▸ **What the exercise asks**:
State how many lines in the entries below contain "document". Write nothing but the number.

▸ **Data for processing**:
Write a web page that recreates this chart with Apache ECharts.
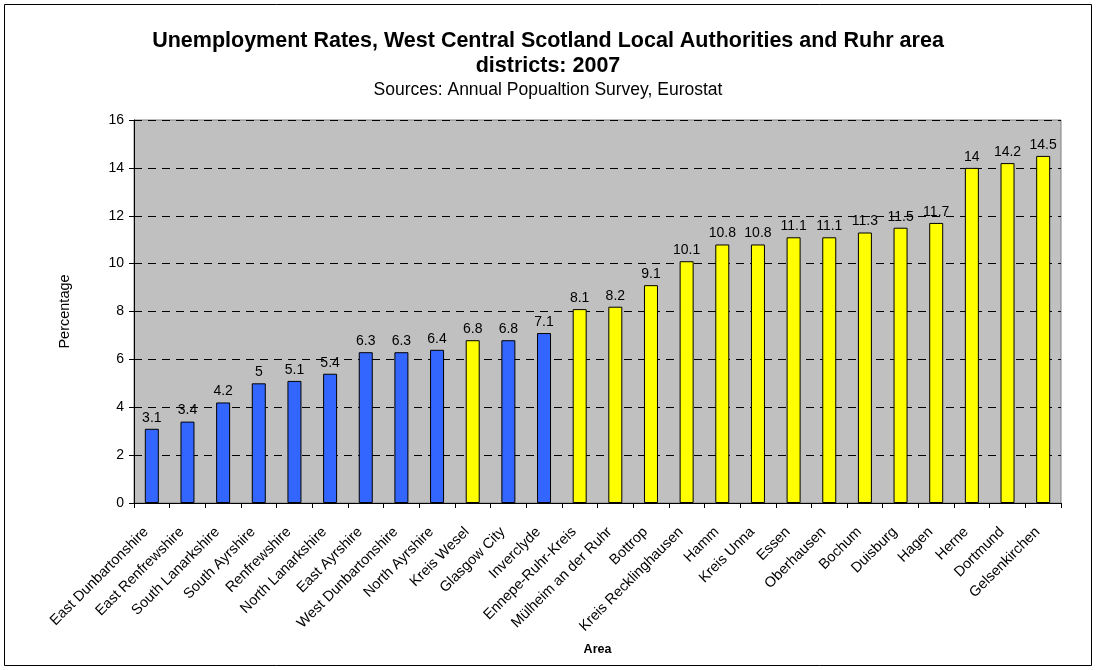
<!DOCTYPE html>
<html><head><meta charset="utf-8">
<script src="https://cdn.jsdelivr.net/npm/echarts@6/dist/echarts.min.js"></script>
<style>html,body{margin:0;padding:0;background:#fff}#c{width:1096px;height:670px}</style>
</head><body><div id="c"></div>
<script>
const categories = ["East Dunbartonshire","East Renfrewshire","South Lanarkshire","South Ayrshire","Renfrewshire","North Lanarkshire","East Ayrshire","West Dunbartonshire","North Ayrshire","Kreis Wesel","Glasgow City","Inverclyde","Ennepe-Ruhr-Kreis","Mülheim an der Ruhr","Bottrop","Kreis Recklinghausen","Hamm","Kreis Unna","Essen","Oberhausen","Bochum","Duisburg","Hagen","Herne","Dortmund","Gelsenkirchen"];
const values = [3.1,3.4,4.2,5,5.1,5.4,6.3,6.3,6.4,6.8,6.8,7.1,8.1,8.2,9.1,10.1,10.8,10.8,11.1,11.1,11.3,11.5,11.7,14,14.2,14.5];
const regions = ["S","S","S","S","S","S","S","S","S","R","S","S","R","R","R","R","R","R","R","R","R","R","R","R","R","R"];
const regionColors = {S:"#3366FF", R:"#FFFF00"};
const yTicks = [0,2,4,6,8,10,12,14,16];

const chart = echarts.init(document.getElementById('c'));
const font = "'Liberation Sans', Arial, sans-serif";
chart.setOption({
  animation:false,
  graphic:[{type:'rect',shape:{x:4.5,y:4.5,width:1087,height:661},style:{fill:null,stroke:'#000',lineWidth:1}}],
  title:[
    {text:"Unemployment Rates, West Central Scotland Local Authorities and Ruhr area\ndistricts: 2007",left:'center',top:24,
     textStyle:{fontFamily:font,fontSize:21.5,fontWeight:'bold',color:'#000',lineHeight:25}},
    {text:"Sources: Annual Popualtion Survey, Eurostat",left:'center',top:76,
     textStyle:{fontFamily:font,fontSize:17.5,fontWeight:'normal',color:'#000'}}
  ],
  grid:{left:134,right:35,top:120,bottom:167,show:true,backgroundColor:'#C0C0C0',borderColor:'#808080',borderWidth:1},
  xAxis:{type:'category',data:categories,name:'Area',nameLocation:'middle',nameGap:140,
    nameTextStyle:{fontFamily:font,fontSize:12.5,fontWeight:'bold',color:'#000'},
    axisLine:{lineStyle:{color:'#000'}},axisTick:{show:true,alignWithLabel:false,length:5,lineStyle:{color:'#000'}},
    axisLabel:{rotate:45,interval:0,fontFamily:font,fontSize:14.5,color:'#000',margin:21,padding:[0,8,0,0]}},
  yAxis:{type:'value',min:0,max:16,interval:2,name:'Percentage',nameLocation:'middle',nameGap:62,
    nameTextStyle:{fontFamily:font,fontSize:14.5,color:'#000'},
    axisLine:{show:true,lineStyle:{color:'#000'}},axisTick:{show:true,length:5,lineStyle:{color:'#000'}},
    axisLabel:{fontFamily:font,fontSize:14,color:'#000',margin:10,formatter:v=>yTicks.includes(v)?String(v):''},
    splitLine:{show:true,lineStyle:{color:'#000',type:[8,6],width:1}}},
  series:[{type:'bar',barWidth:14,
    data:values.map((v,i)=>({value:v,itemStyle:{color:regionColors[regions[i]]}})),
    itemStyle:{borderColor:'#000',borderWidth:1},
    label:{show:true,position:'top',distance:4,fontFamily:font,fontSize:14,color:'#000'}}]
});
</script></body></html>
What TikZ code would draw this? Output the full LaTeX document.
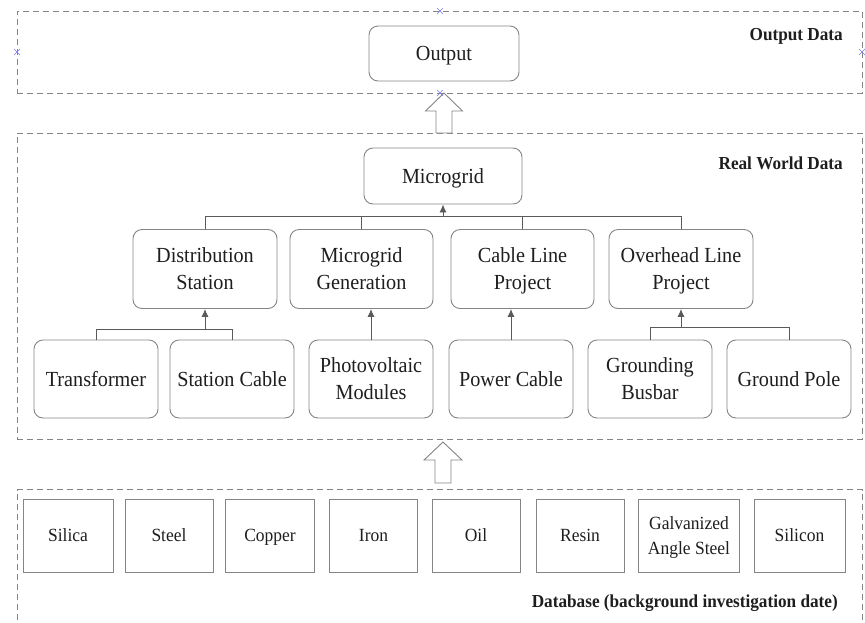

▸ **Solution for this exercise**:
2